Let $F(x)$ be the function defined on $(-\infty,\infty)$ by the formula $$F(x)=\int_{-e^x}^{e^{2x}}|t^2-1|\,{\rm d}t$$ Find $F'(x)$. Show your work.
So I've been trying to figure this out for a while now, and im getting stuck. I've tried splitting the integral into two seperate functions $u$ and $z$ and then applying the fundamental theorum of calculus to find $F'(x)$.
However from observing desmos, and using its ability to graph the derivative of a function, my answer appears to only be correct for $x>0$. I was wondering what I need to do to find the answer for $x<0$. Or if my answer is even right at all. Thanks in advance for the help. The absolute value is the main thing throwing me off I think. Here is desmos, with $F(x$), $F'(x)$ and my answer graphed.

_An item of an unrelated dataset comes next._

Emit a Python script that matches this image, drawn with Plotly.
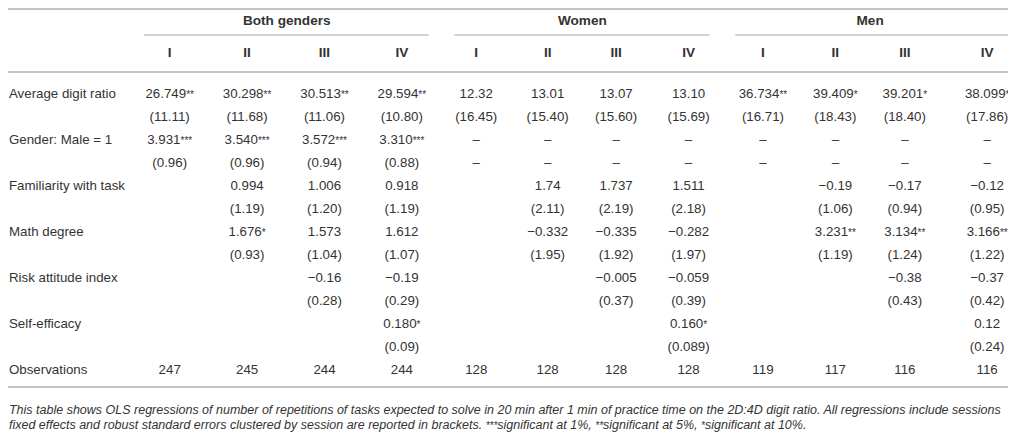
"""
Regression table: digit ratio and expected task repetitions, drawn with Plotly.
"""

import plotly.graph_objects as go

FONT = "Liberation Sans, Arial, Helvetica, sans-serif"
TEXT_COLOR = "#333333"
RULE_COLOR = "#c4c4c4"

groups = ["Both genders", "Women", "Men"]
models = ["I", "II", "III", "IV"]

row_labels = [
    "Average digit ratio", "",
    "Gender: Male = 1", "",
    "Familiarity with task", "",
    "Math degree", "",
    "Risk attitude index", "",
    "Self-efficacy", "",
    "Observations",
]

# 12 columns: Both genders I-IV, Women I-IV, Men I-IV
avg_digit_ratio = ["26.749**", "30.298**", "30.513**", "29.594**",
                   "12.32", "13.01", "13.07", "13.10",
                   "36.734**", "39.409*", "39.201*", "38.099*"]
avg_digit_ratio_se = ["(11.11)", "(11.68)", "(11.06)", "(10.80)",
                      "(16.45)", "(15.40)", "(15.60)", "(15.69)",
                      "(16.71)", "(18.43)", "(18.40)", "(17.86)"]
gender_male = ["3.931***", "3.540***", "3.572***", "3.310***",
               "–", "–", "–", "–", "–", "–", "–", "–"]
gender_male_se = ["(0.96)", "(0.96)", "(0.94)", "(0.88)",
                  "–", "–", "–", "–", "–", "–", "–", "–"]
familiarity = ["", "0.994", "1.006", "0.918",
               "", "1.74", "1.737", "1.511",
               "", "−0.19", "−0.17", "−0.12"]
familiarity_se = ["", "(1.19)", "(1.20)", "(1.19)",
                  "", "(2.11)", "(2.19)", "(2.18)",
                  "", "(1.06)", "(0.94)", "(0.95)"]
math_degree = ["", "1.676*", "1.573", "1.612",
               "", "−0.332", "−0.335", "−0.282",
               "", "3.231**", "3.134**", "3.166**"]
math_degree_se = ["", "(0.93)", "(1.04)", "(1.07)",
                  "", "(1.95)", "(1.92)", "(1.97)",
                  "", "(1.19)", "(1.24)", "(1.22)"]
risk_attitude = ["", "", "−0.16", "−0.19",
                 "", "", "−0.005", "−0.059",
                 "", "", "−0.38", "−0.37"]
risk_attitude_se = ["", "", "(0.28)", "(0.29)",
                    "", "", "(0.37)", "(0.39)",
                    "", "", "(0.43)", "(0.42)"]
self_efficacy = ["", "", "", "0.180*",
                 "", "", "", "0.160*",
                 "", "", "", "0.12"]
self_efficacy_se = ["", "", "", "(0.09)",
                    "", "", "", "(0.089)",
                    "", "", "", "(0.24)"]
observations = ["247", "245", "244", "244",
                "128", "128", "128", "128",
                "119", "117", "116", "116"]

table_rows = [
    avg_digit_ratio, avg_digit_ratio_se,
    gender_male, gender_male_se,
    familiarity, familiarity_se,
    math_degree, math_degree_se,
    risk_attitude, risk_attitude_se,
    self_efficacy, self_efficacy_se,
    observations,
]

footnote = [
    "This table shows OLS regressions of number of repetitions of tasks expected to solve in 20 min "
    "after 1 min of practice time on the 2D:4D digit ratio. All regressions include sessions",
    "fixed effects and robust standard errors clustered by session are reported in brackets. "
    "***significant at 1%, **significant at 5%, *significant at 10%.",
]

# layout geometry in page pixels; the page body adds an 8px margin on
# each side, so the axes span 8..1016 squeezed into a 1000px wide figure
W, H, PAD = 1016, 434, 8
LEFT = 9  # row labels / footnote start (first visible pixels)
col_x = [171, 249, 327, 405, 480, 552, 621, 694, 769, 842, 912, 995]
group_x = [289, 587, 877]
group_span = [(145, 432), (458, 715), (741, 1016)]
row_y0, row_step = 95, 23


def small_stars(value, size=10):
    """Render significance stars small, as in the printed table."""
    out, run = "", ""
    for ch in value + "\0":
        if ch == "*":
            run += ch
            continue
        if run:
            out += f'<span style="font-size:{size}px">{run}</span>'
            run = ""
        if ch != "\0":
            out += ch
    return out


fig = go.Figure()
text_kw = dict(mode="text", hoverinfo="skip", cliponaxis=False)

# group headers
fig.add_trace(go.Scatter(
    x=group_x, y=[22] * len(group_x), text=[f"<b>{g}</b>" for g in groups],
    textposition="middle center",
    textfont=dict(family=FONT, size=13.6, color=TEXT_COLOR), **text_kw,
))

# model headers
fig.add_trace(go.Scatter(
    x=col_x, y=[54] * len(col_x), text=[f"<b>{m}</b>" for m in models * 3],
    textposition="middle center",
    textfont=dict(family=FONT, size=13.6, color=TEXT_COLOR), **text_kw,
))

# row labels
row_y = [row_y0 + i * row_step for i in range(len(row_labels))]
fig.add_trace(go.Scatter(
    x=[LEFT] * len(row_labels), y=row_y, text=row_labels,
    textposition="middle right",
    textfont=dict(family=FONT, size=13.3, color=TEXT_COLOR), **text_kw,
))

# table body
for y, values in zip(row_y, table_rows):
    fig.add_trace(go.Scatter(
        x=col_x, y=[y] * len(col_x), text=[small_stars(v) for v in values],
        textposition="middle center",
        textfont=dict(family=FONT, size=13.3, color=TEXT_COLOR), **text_kw,
    ))

# footnote
fig.add_trace(go.Scatter(
    x=[LEFT, LEFT], y=[411, 426], text=[f"<i>{small_stars(t, 10)}</i>" for t in footnote],
    textposition="middle right",
    textfont=dict(family=FONT, size=12.5, color=TEXT_COLOR), **text_kw,
))

rules = [dict(x0=0, x1=W, y=9, w=2), dict(x0=0, x1=W, y=72, w=2),
         dict(x0=0, x1=W, y=387, w=2)]
rules += [dict(x0=a, x1=b, y=35, w=1.5) for a, b in group_span]
fig.update_layout(
    shapes=[dict(type="line", xref="x", yref="y", x0=r["x0"], x1=r["x1"],
                 y0=r["y"], y1=r["y"], line=dict(color=RULE_COLOR, width=r["w"]))
            for r in rules],
    width=W - 2 * PAD, height=H - PAD, margin=dict(l=0, r=0, t=0, b=0),
    paper_bgcolor="white", plot_bgcolor="white", showlegend=False,
    xaxis=dict(range=[PAD, W], visible=False, fixedrange=True),
    yaxis=dict(range=[H, PAD], visible=False, fixedrange=True),
)

fig.write_html("out.html")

I’ll let $|t^2-1| = g(t)$ for clarity.$$F(x) =\int_{-e^x}^{e^{2x}} g(t) dt$$ By the FTC, we have $$F’(x) = g(e^{2x} ) \ 2e^{2x} - g(-e^x) \ (-e^x) \\ = 2e^{2x}|e^{4x} -1|+e^x|e^{2x} -1| $$ Now, $e^{kx} -1 \lt 0 $ for $x\lt 0$, and positive otherwise. $$\therefore F’(x) = \begin{cases} 2e^{6x} -2e^{2x} +e^{3x} -e^x , \ \text{if} \ x\lt 0 \\ -2e^{6x} +2e^{2x} -e^{3x} +e^x , \ \text{if} \ x\ge 0 \end{cases} $$